#### GIVEN TASK:
Starting at the line containing "Write the Plotly code for this chart.", copy each line exactly, ending with the line containing "marker_line_width=0))". Leave out everything else.

=== RECORDS FOR PROCESSING ===

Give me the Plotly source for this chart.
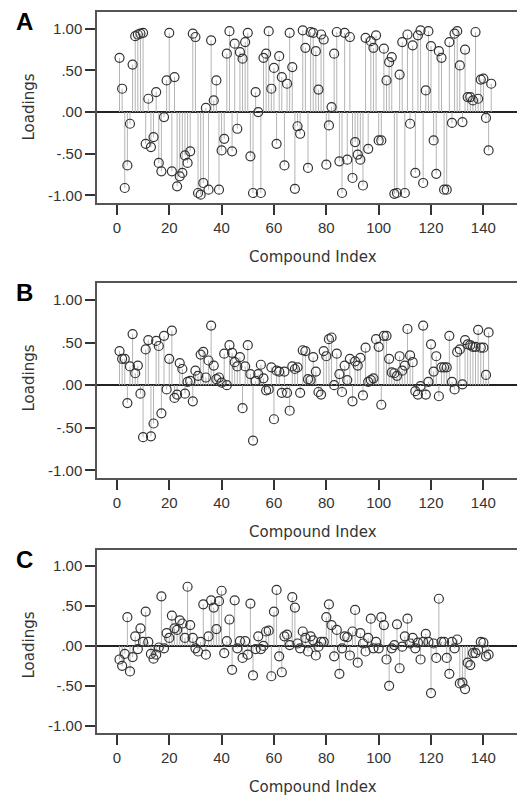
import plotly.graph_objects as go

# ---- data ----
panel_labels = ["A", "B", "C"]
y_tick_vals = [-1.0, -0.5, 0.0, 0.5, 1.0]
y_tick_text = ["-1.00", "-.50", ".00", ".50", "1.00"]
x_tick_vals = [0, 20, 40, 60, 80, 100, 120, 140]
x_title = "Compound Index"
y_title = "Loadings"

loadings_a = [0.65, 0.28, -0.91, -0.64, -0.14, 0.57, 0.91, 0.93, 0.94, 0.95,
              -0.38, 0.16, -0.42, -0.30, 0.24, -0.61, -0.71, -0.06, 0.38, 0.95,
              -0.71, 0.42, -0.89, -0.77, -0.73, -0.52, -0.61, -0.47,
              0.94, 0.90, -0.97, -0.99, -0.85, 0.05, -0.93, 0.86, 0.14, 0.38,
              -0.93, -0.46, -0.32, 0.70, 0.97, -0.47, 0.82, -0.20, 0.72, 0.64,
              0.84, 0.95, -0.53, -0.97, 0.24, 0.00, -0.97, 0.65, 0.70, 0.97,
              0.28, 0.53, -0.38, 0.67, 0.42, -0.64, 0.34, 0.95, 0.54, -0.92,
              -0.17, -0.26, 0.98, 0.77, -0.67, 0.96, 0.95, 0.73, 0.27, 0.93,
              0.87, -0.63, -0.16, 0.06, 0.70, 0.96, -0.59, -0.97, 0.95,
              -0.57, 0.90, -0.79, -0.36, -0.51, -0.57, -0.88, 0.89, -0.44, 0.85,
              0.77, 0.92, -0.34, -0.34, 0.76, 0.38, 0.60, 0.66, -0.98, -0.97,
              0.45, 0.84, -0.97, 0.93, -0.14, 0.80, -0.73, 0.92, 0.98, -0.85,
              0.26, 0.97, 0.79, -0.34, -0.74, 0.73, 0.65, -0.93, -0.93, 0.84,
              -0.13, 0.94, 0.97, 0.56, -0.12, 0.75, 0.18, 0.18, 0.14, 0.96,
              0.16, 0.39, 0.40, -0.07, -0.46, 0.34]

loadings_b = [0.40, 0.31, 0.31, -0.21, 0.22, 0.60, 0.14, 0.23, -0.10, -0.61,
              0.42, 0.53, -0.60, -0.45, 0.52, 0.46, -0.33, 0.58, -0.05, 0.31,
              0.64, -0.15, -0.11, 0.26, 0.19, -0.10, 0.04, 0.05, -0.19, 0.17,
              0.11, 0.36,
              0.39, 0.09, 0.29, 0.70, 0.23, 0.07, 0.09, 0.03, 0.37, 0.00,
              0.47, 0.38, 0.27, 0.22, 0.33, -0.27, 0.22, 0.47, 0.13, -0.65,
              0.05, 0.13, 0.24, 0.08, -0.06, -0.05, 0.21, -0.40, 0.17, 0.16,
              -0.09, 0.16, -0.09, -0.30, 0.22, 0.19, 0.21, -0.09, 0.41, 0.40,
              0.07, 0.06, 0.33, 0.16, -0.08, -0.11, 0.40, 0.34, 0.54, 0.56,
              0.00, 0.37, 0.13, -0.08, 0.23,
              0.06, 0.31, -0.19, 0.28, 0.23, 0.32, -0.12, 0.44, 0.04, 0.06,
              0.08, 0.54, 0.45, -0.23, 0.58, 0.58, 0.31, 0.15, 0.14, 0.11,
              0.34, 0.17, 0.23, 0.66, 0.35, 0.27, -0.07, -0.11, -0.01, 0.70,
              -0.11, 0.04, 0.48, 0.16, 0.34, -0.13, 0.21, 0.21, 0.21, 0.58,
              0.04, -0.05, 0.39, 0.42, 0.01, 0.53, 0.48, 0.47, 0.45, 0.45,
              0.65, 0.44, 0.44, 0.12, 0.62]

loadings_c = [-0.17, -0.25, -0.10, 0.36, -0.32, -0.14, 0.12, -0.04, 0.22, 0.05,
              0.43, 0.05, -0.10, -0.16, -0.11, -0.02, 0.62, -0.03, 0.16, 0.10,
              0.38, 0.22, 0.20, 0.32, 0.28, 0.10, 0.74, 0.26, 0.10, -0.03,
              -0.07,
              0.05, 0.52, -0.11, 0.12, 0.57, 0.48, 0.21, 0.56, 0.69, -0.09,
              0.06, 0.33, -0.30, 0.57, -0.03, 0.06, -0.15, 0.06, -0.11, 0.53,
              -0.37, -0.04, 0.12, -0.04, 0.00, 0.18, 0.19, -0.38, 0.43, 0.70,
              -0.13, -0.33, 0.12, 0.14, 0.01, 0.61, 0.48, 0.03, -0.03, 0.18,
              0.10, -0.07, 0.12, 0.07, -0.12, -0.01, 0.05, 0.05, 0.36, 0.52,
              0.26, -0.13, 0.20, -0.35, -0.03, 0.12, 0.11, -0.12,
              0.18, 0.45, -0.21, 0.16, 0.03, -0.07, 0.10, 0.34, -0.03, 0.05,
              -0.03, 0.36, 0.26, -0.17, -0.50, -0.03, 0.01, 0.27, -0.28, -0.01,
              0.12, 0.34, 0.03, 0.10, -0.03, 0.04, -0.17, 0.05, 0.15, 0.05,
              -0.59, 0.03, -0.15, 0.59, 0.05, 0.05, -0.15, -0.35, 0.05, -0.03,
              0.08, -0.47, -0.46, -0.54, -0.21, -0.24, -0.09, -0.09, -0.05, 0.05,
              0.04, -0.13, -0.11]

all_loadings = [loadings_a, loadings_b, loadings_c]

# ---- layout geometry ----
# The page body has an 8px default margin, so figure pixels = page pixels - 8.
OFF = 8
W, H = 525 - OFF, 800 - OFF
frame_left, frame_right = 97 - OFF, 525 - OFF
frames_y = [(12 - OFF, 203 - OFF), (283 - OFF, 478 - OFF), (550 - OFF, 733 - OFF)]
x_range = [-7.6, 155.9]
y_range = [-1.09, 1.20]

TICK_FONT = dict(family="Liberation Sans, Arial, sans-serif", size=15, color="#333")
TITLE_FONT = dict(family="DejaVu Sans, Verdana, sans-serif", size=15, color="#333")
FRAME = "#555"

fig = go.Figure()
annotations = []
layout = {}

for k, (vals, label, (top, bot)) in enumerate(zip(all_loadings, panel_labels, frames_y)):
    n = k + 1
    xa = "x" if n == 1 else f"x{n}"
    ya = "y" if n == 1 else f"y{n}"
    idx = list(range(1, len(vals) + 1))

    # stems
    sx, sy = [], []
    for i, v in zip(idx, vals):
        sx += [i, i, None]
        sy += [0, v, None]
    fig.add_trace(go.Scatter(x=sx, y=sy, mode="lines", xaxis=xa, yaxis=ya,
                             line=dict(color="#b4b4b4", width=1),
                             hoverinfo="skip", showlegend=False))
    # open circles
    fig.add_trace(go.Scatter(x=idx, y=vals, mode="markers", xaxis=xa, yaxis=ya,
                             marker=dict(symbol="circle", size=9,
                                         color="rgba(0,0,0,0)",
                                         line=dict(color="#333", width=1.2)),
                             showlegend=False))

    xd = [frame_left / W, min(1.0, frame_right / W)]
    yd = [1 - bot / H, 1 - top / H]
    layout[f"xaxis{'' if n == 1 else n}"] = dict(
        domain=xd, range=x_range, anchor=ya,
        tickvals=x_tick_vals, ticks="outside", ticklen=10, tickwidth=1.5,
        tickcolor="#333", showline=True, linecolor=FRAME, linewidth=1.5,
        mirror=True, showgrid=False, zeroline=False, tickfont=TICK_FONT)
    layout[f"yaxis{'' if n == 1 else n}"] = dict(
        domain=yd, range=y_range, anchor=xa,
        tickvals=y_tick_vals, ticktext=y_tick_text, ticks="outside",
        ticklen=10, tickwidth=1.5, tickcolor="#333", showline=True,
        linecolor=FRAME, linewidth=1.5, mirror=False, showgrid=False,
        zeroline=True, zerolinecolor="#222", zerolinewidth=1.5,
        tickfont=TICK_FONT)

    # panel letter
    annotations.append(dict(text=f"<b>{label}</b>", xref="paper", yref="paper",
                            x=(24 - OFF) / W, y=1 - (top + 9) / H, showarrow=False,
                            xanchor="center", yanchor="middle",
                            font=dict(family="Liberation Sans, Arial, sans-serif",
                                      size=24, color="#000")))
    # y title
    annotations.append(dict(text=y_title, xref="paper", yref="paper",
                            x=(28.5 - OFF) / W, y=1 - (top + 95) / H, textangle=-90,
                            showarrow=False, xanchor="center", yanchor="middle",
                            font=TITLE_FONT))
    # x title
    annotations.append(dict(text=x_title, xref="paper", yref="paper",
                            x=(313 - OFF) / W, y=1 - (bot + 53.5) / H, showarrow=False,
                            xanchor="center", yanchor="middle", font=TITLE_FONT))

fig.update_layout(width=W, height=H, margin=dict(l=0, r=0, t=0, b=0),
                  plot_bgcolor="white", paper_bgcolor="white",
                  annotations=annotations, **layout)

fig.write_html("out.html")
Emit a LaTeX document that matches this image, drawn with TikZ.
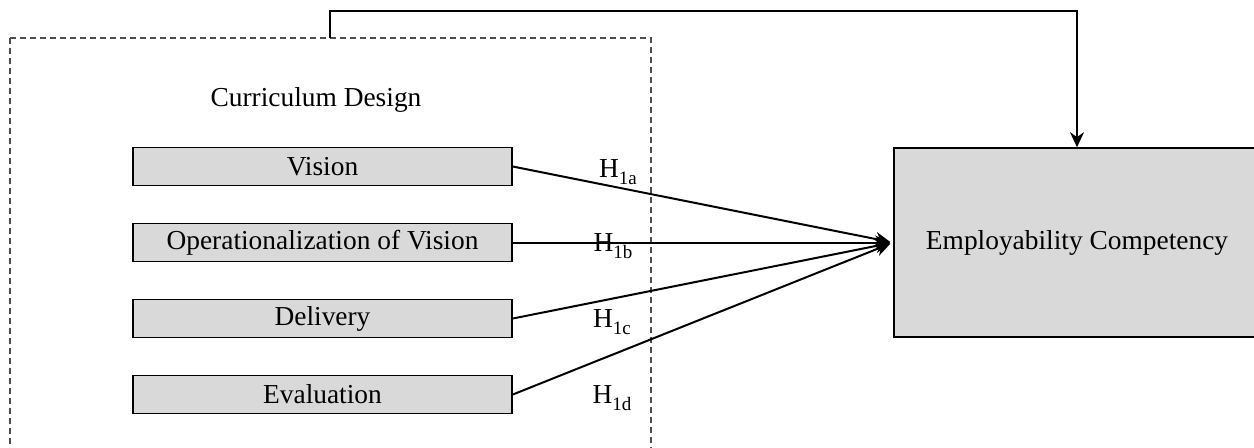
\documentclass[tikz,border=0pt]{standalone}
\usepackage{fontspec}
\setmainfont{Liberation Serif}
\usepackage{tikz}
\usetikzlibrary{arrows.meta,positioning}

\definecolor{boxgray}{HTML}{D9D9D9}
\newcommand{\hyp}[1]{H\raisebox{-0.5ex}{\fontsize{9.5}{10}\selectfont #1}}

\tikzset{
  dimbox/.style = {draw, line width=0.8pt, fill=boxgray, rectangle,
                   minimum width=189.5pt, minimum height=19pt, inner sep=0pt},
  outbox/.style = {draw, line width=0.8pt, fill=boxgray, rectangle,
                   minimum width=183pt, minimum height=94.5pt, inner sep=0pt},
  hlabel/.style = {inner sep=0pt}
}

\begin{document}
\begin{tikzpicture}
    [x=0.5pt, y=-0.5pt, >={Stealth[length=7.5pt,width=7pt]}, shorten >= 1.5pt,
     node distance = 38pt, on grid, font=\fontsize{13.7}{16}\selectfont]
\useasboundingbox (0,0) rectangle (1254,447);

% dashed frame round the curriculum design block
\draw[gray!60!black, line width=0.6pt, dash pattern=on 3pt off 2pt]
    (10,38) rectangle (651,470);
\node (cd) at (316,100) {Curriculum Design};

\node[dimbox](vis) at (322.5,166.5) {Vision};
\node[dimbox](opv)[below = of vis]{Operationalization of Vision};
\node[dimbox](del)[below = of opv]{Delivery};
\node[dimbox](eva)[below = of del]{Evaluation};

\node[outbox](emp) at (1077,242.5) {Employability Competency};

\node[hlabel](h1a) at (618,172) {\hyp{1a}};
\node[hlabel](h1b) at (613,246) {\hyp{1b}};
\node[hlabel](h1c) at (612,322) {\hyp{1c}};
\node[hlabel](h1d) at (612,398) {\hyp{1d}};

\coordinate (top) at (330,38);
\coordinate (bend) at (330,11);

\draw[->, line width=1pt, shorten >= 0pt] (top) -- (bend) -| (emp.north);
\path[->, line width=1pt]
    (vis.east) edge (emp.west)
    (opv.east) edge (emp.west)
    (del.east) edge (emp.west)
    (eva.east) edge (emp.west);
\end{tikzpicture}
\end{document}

===
=== RECORDS FOR PROCESSING ===

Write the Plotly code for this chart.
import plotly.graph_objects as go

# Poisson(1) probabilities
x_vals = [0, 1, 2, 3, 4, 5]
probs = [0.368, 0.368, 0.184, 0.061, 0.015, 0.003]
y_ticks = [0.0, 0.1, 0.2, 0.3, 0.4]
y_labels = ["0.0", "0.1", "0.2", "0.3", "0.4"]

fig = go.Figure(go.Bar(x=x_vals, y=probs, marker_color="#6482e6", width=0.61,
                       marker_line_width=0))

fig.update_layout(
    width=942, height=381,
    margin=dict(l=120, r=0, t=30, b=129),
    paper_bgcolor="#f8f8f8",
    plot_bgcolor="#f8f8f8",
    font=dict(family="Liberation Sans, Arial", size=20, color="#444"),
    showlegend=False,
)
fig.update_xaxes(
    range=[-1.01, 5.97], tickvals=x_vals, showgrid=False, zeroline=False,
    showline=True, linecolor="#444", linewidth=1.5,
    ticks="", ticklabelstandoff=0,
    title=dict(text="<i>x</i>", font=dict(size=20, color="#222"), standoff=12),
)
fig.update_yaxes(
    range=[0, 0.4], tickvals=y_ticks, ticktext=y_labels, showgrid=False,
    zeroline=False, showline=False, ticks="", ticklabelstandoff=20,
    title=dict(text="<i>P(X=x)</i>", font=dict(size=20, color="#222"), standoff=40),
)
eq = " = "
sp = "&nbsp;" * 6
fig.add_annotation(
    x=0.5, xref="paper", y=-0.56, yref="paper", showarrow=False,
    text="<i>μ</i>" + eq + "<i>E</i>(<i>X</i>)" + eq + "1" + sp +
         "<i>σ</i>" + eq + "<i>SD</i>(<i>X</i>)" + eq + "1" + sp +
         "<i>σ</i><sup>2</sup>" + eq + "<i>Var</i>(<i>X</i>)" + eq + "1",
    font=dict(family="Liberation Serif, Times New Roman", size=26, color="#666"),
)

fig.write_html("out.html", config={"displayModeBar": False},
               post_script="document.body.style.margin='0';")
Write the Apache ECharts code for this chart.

===

#### EXERCISE SOLUTION:
Write the Plotly code for this chart.
import plotly.graph_objects as go

# Poisson(1) probabilities
x_vals = [0, 1, 2, 3, 4, 5]
probs = [0.368, 0.368, 0.184, 0.061, 0.015, 0.003]
y_ticks = [0.0, 0.1, 0.2, 0.3, 0.4]
y_labels = ["0.0", "0.1", "0.2", "0.3", "0.4"]

fig = go.Figure(go.Bar(x=x_vals, y=probs, marker_color="#6482e6", width=0.61,
                       marker_line_width=0))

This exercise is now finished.